If I have to vectors x and b, how can I solve matrix A in Ax = b? Or is this not possible?
Eg:
x, y, x' and y' are known. Is it possible to get a0-a3 and b0-b3?Code:Ax = b [a0, a1, a2, a3][x] = [x'] [b0, b1, b2, b3][y] [y']
Thanks
If I have to vectors x and b, how can I solve matrix A in Ax = b? Or is this not possible?
Eg:
x, y, x' and y' are known. Is it possible to get a0-a3 and b0-b3?Code:Ax = b [a0, a1, a2, a3][x] = [x'] [b0, b1, b2, b3][y] [y']
Thanks
$\displaystyle \displaystyle \begin{align*}\mathbf{Ax} &= \mathbf{b} \\ \mathbf{A}^T\mathbf{Ax} &= \mathbf{A}^T\mathbf{b} \\ (\mathbf{A}^T\mathbf{A})^{-1}\mathbf{A}^T\mathbf{Ax} &= (\mathbf{A}^T\mathbf{A})^{-1}\mathbf{A}^T\mathbf{b} \\ \mathbf{x}&= (\mathbf{A}^T\mathbf{A})^{-1}\mathbf{A}^T\mathbf{b}\end{align*}$
I have also realised that your matrix equation as written makes no sense, as the dimensions of the matrices $\displaystyle \displaystyle A$ and $\displaystyle \displaystyle x$ don't allow multiplication.

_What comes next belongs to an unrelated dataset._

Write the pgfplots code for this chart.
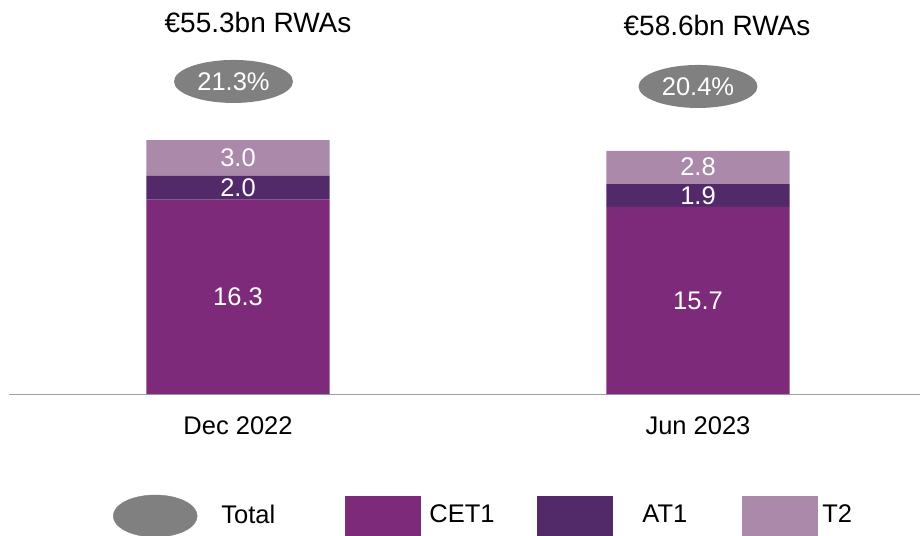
\documentclass[border=0pt]{standalone}
\usepackage{pgfplots}
\pgfplotsset{compat=1.18}
\usepackage{fontspec}
\setmainfont{Liberation Sans}
\usetikzlibrary{shapes.geometric}
\definecolor{cetone}{RGB}{126,42,122}
\definecolor{atone}{RGB}{82,42,106}
\definecolor{ttwo}{RGB}{171,137,171}
\definecolor{totgray}{RGB}{128,128,128}
\definecolor{linegray}{RGB}{160,160,160}
\begin{document}
\fontsize{25.5bp}{30bp}\selectfont
\begin{tikzpicture}
\path[use as bounding box] (0,0) rectangle (920bp,536bp);
\pgfplotsset{base/.style={at={(9bp,142bp)}, anchor=south west, width=911bp, height=394bp,
  scale only axis, xmin=-0.49783, xmax=1.48261, ymin=0, ymax=33.054, clip=false}}
\begin{axis}[base, ybar stacked, bar width=0.398,
  axis x line=bottom, hide y axis,
  axis line style={draw=linegray, line width=1bp, -},
  xtick={0,1}, xticklabels={Dec 2022, Jun 2023}, major tick length=0pt,
  xticklabel style={anchor=north, inner sep=0pt, yshift=-22bp, font=\fontsize{25.5bp}{30bp}\selectfont},
  legend style={draw=none, fill=none, inner sep=0pt, outer sep=0pt,
    at={(0.11416,-0.30964)}, anchor=west, legend columns=4,
    column sep=0pt, row sep=0pt, nodes={inner sep=0pt},
    font=\fontsize{25.5bp}{30bp}\selectfont},
  legend cell align=left]
\addlegendimage{legend image code/.code={\fill[totgray] (42bp,0bp) ellipse [x radius=42bp, y radius=21bp];}}
\addlegendentry{\makebox[148bp][l]{\hspace{24bp}Total}}
\addplot[fill=cetone, draw=none, legend image code/.code={\fill[cetone] (0bp,-20bp) rectangle (76bp,20bp);}]
  coordinates {(0,16.3) (1,15.7)};
\addlegendentry{\makebox[116bp][l]{\hspace{8bp}CET1}}
\addplot[fill=atone, draw=none, legend image code/.code={\fill[atone] (0bp,-20bp) rectangle (76bp,20bp);}]
  coordinates {(0,2.0) (1,1.9)};
\addlegendentry{\makebox[129bp][l]{\hspace{29bp}AT1}}
\addplot[fill=ttwo, draw=none, legend image code/.code={\fill[ttwo] (0bp,-20bp) rectangle (76bp,20bp);}]
  coordinates {(0,3.0) (1,2.8)};
\addlegendentry{\hspace{4bp}T2}
\end{axis}
\begin{axis}[base, hide axis]
\addplot[draw=none, nodes near coords, point meta=explicit symbolic,
  every node near coord/.style={anchor=center, text=white, inner sep=0pt, font=\fontsize{25.5bp}{30bp}\selectfont}]
  coordinates {(0,8.15)[16.3] (1,7.85)[15.7] (0,17.3)[2.0] (1,16.65)[1.9] (0,19.8)[3.0] (1,19.05)[2.8]};
\addplot[draw=none, nodes near coords, point meta=explicit symbolic,
  every node near coord/.style={ellipse, fill=totgray, text=white, minimum width=119bp, minimum height=43bp, inner sep=0pt, anchor=center, font=\fontsize{25.5bp}{30bp}\selectfont}]
  coordinates {(-0.0098,26.22)[21.3\%] (1,25.80)[20.4\%]};
\addplot[draw=none, nodes near coords, point meta=explicit symbolic,
  every node near coord/.style={anchor=center, text=black, inner sep=0pt, font=\fontsize{28bp}{32bp}\selectfont}]
  coordinates {(0.0435,31.17)[€55.3bn RWAs] (1.0413,30.91)[€58.6bn RWAs]};
\end{axis}
\end{tikzpicture}
\end{document}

Are you sure the equation wasn't
$\displaystyle \displaystyle \left[\begin{matrix}a_0 & b_0 \\ a_1 & b_1 \\ a_2 & b_2 \\ a_3 & b_3\end{matrix}\right]\left[\begin{matrix}x \\ y\end{matrix}\right] = \left[\begin{matrix}c_0 \\ c_1 \\ c_2\\ c_3\end{matrix}\right]$
because that WILL work...
Use a similar method - postmultiply both sides by $\displaystyle \displaystyle \mathbf{x}^T$ in order to create a square matrix, then postmultiply both sides by $\displaystyle \displaystyle (\mathbf{xx}^T)^{-1}$ in order to get rid of the $\displaystyle \displaystyle x$ terms.